Jika saja hal yang terjadi pada Kalteng Putra terjadi pula pada PSS, aku tetap yakin masalah akan terurai lebih cepat. Tidak ada dalam benak suporter Sleman untuk membiarkan hal macam ini berlarut terjadi hingga isu pengunduran diri dari liga mencuat. Untuk itulah kenapa suporter tempatnya lebih penting dari sekedar stadion yang baik, finansial tim yang kaya, jajaran lemain kelas bintang, dan hal-hal kemewahan lainnya. Sejauh suporter tidak bergerak karena rasa peduli yang tinggi, kemewahan-kemewahan itu tidak punya rasa. Sejak era sepakbola klasik hingga era modern industri hari ini, hal yang tidak berubah dari sepakbola adalah keberadaan suporternya.
Lapangan becek dan tradisional berubah menjadi stadion megah, kepengurusan pemda berubah menjadi industri profesional, pemain daerah lalu lalang di zona transfer dengan nilai yang terus naik, tetapi suporter tetap tinggal di tribun yang sama. Suporter tetap menjadi orang-orang gila yang peduli akan keberlangsungan klub yang dibelanya dan pada satu level nalar tertentu perjuangannya tidak bisa masuk di akal logika.

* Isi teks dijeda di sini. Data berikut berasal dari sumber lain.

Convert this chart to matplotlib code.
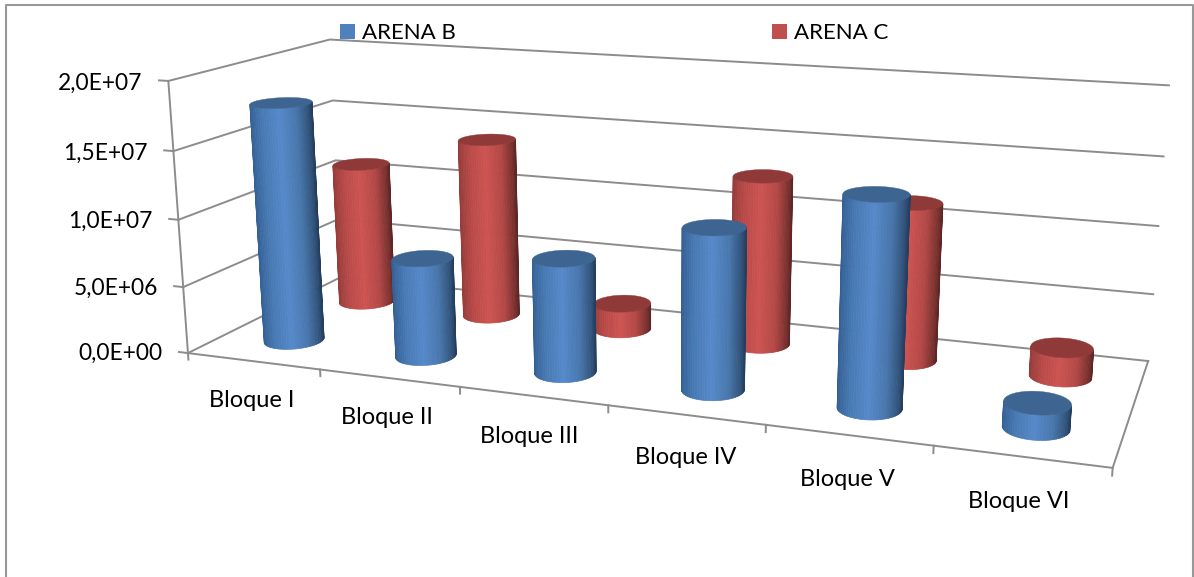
import numpy as np
import matplotlib
matplotlib.use('Agg')
import matplotlib.pyplot as plt
from matplotlib.patches import Rectangle
from mpl_toolkits.mplot3d.art3d import Poly3DCollection

W, H = 1194, 577

# datos
bloques = ['Bloque I', 'Bloque II', 'Bloque III', 'Bloque IV', 'Bloque V', 'Bloque VI']
arena_b = [1.79e7, 0.73e7, 0.83e7, 1.145e7, 1.46e7, 0.17e7]
arena_c = [1.12e7, 1.39e7, 0.20e7, 1.27e7, 1.16e7, 0.21e7]
z_ticks = [0, 0.5e7, 1.0e7, 1.5e7, 2.0e7]
z_labels = ['0,0E+00', '5,0E+06', '1,0E+07', '1,5E+07', '2,0E+07']
Z_TOP = 2.0e7

plt.rcParams['font.family'] = ['Lato', 'DejaVu Sans']
GREY = '#8c8c8c'
LW = 1.4

# the Excel camera: fit a projection from the box corners as seen on the sheet
# (x category, y series depth, z fraction of the top) -> pixel
box = [
    (0, 0, 0, 188, 352), (0, 0, 1, 168, 82), (6, 0, 0, 1113, 468),
    (0, 2, 1, 330, 39), (0, 2, .75, 333, 100), (0, 2, 0, 341, 278),
    (6, 2, 1, 1169, 85), (6, 2, .75, 1163, 157), (6, 2, .5, 1159, 226),
    (6, 2, .25, 1153, 294), (6, 2, 0, 1148, 361),
]
rows, rhs = [], []
for x, y, z, px, py in box:
    rows.append([x, y, z, 1, 0, 0, 0, 0, -px * x, -px * y, -px * z])
    rows.append([0, 0, 0, 0, x, y, z, 1, -py * x, -py * y, -py * z])
    rhs += [px, py]
p = np.linalg.lstsq(np.array(rows, float), np.array(rhs, float), rcond=None)[0]
P = np.array([p[:4], p[4:8], [p[8], p[9], p[10], 1.0]])
P[:, 2] /= Z_TOP
cam = np.linalg.svd(P)[2][-1]
cam = cam / cam[3]

fig = plt.figure(figsize=(W / 100, H / 100), dpi=100, facecolor='white')
# square axes bigger than the figure, so nothing gets clipped
ax = fig.add_axes([0, (1 - W / H) / 2, 1, W / H], projection='3d', computed_zorder=False)
ax.set_axis_off()
ax.patch.set_visible(False)


def get_proj():
    inv = np.linalg.inv(ax.transData.get_affine().get_matrix())
    d = np.array([P[0], H * P[2] - P[1], P[2]])
    xyw = inv @ d
    return np.array([xyw[0], xyw[1], [0, 0, 0, -1.0], xyw[2]])


ax.get_proj = get_proj


def label_at(x, y, z, s, fs, ha):
    v = P @ np.array([x, y, z, 1.0])
    fig.text(v[0] / v[2] / W, 1 - v[1] / v[2] / H, s, ha=ha, va='center', fontsize=fs, color='black')


# paredes
for t in z_ticks:
    ax.plot([0, 0, 6], [0, 2, 2], [t, t, t], color=GREY, lw=LW, zorder=1)
    ax.plot([-0.07, 0], [0, 0], [t, t], color=GREY, lw=LW, zorder=1)
ax.plot([0, 0], [0, 0], [0, Z_TOP], color=GREY, lw=LW, zorder=1)
ax.plot([0, 6, 6], [0, 0, 2], [0, 0, 0], color=GREY, lw=LW, zorder=1)
for i in range(7):
    ax.plot([i, i], [0, 0], [0, -0.05e7], color=GREY, lw=LW, zorder=1)

# colores del cilindro, de izquierda a derecha
u_stops = [-1, -0.6, -0.05, 0.5, 0.85, 1]
blue_side = np.array([(52, 96, 150), (72, 122, 180), (86, 137, 202), (72, 118, 172), (50, 85, 125), (36, 62, 95)]) / 255
red_side = np.array([(150, 60, 58), (185, 74, 72), (205, 84, 81), (178, 72, 70), (125, 50, 48), (95, 38, 37)]) / 255
blue_top = '#3e6591'
red_top = '#8f3a38'
RX, RY = 0.195, 0.21
N = 72


def cylinder(cx, cy, h, side, top, zo):
    t = np.linspace(0, 2 * np.pi, N + 1)
    xs = cx + RX * np.cos(t)
    ys = cy + RY * np.sin(t)
    # only the faces turned to the camera, painted left to right
    tm = (t[:-1] + t[1:]) / 2
    mx, my = cx + RX * np.cos(tm), cy + RY * np.sin(tm)
    facing = np.cos(tm) / RX * (cam[0] - mx) + np.sin(tm) / RY * (cam[1] - my) > 0
    v = P @ np.array([mx, my, np.zeros(N), np.ones(N)])
    sx = v[0] / v[2]
    lo, hi = sx[facing].min(), sx[facing].max()
    for n, k in enumerate(sorted(np.where(facing)[0], key=lambda j: sx[j])):
        u = 2 * (sx[k] - lo) / (hi - lo) - 1
        col = [np.interp(u, u_stops, side[:, c]) for c in range(3)]
        quad = [(xs[k], ys[k], 0), (xs[k + 1], ys[k + 1], 0), (xs[k + 1], ys[k + 1], h), (xs[k], ys[k], h)]
        ax.add_collection3d(Poly3DCollection([quad], facecolors=[col], edgecolors=[col], linewidths=0.5,
                                             joinstyle='round', zorder=zo + n * 0.005), autolim=False)
    cap = Poly3DCollection([list(zip(xs, ys, np.full(N + 1, h)))], facecolors=top, edgecolors=top,
                           linewidths=0.3, joinstyle='round', zorder=zo + 0.5)
    ax.add_collection3d(cap, autolim=False)


for i, v in enumerate(arena_c):
    cylinder(i + 0.5, 1.5, v, red_side, red_top, 10 + i)
for i, v in enumerate(arena_b):
    cylinder(i + 0.5, 0.5, v, blue_side, blue_top, 30 + i)

ax.set_xlim(0, 6)
ax.set_ylim(0, 2)
ax.set_zlim(0, Z_TOP)

# etiquetas
for i, name in enumerate(bloques):
    label_at(i + 0.5 - (0.03 if i < 3 else 0), 0, -0.30e7, name, 17, 'center')
for t, s in zip(z_ticks, z_labels):
    label_at(-0.2, 0, t - 0.03e7, s, 16.4, 'right')

# leyenda
for x0, color, s in [(340, '#4f81bd', 'ARENA B'), (772, '#c0504d', 'ARENA C')]:
    fig.add_artist(Rectangle((x0 / W, 1 - 39 / H), 15 / W, 15 / H, transform=fig.transFigure, color=color, lw=0))
    fig.text((x0 + 22) / W, 1 - 33 / H, s, ha='left', va='center', fontsize=16, color='black')

# marco
fig.add_artist(plt.Line2D([6 / W, 6 / W, 1193 / W, 1193 / W], [0, 1 - 5 / H, 1 - 5 / H, 0], color='#989898', lw=1.5))

plt.savefig('out.png', dpi=100)
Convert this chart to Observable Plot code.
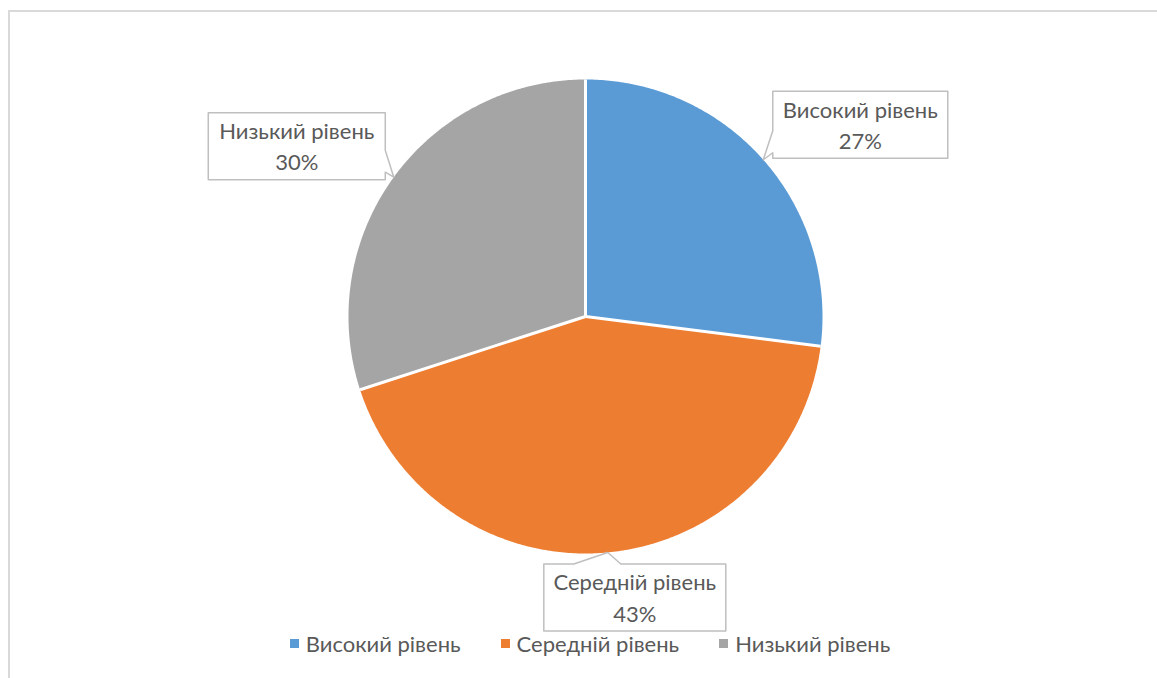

Sepakbola seperti undian tiap tahunnya, apakah kali ini turun di dasar liga atau tahun depan naik kasta. Apakah tahun ini lebih baik dari tahun kemarin atau kudu berjuang lebih gila dari sebelumnya. Ketidakpastian ini yang melulu menimbulkan harap dan doa, yang diupayakan terus oleh para pendukung klubnya. Dan perjuangan baru selalu dimulai dari peluit dimulainya laga. Karenanyalah kick off begitu penting untukku.
Mengingat serangkaian banner dari suporter Huddersfield kala menghadapi Manchester United, “It doesn’t count how big you are or how experienced you are. If you have passion and desire, you have no limit.”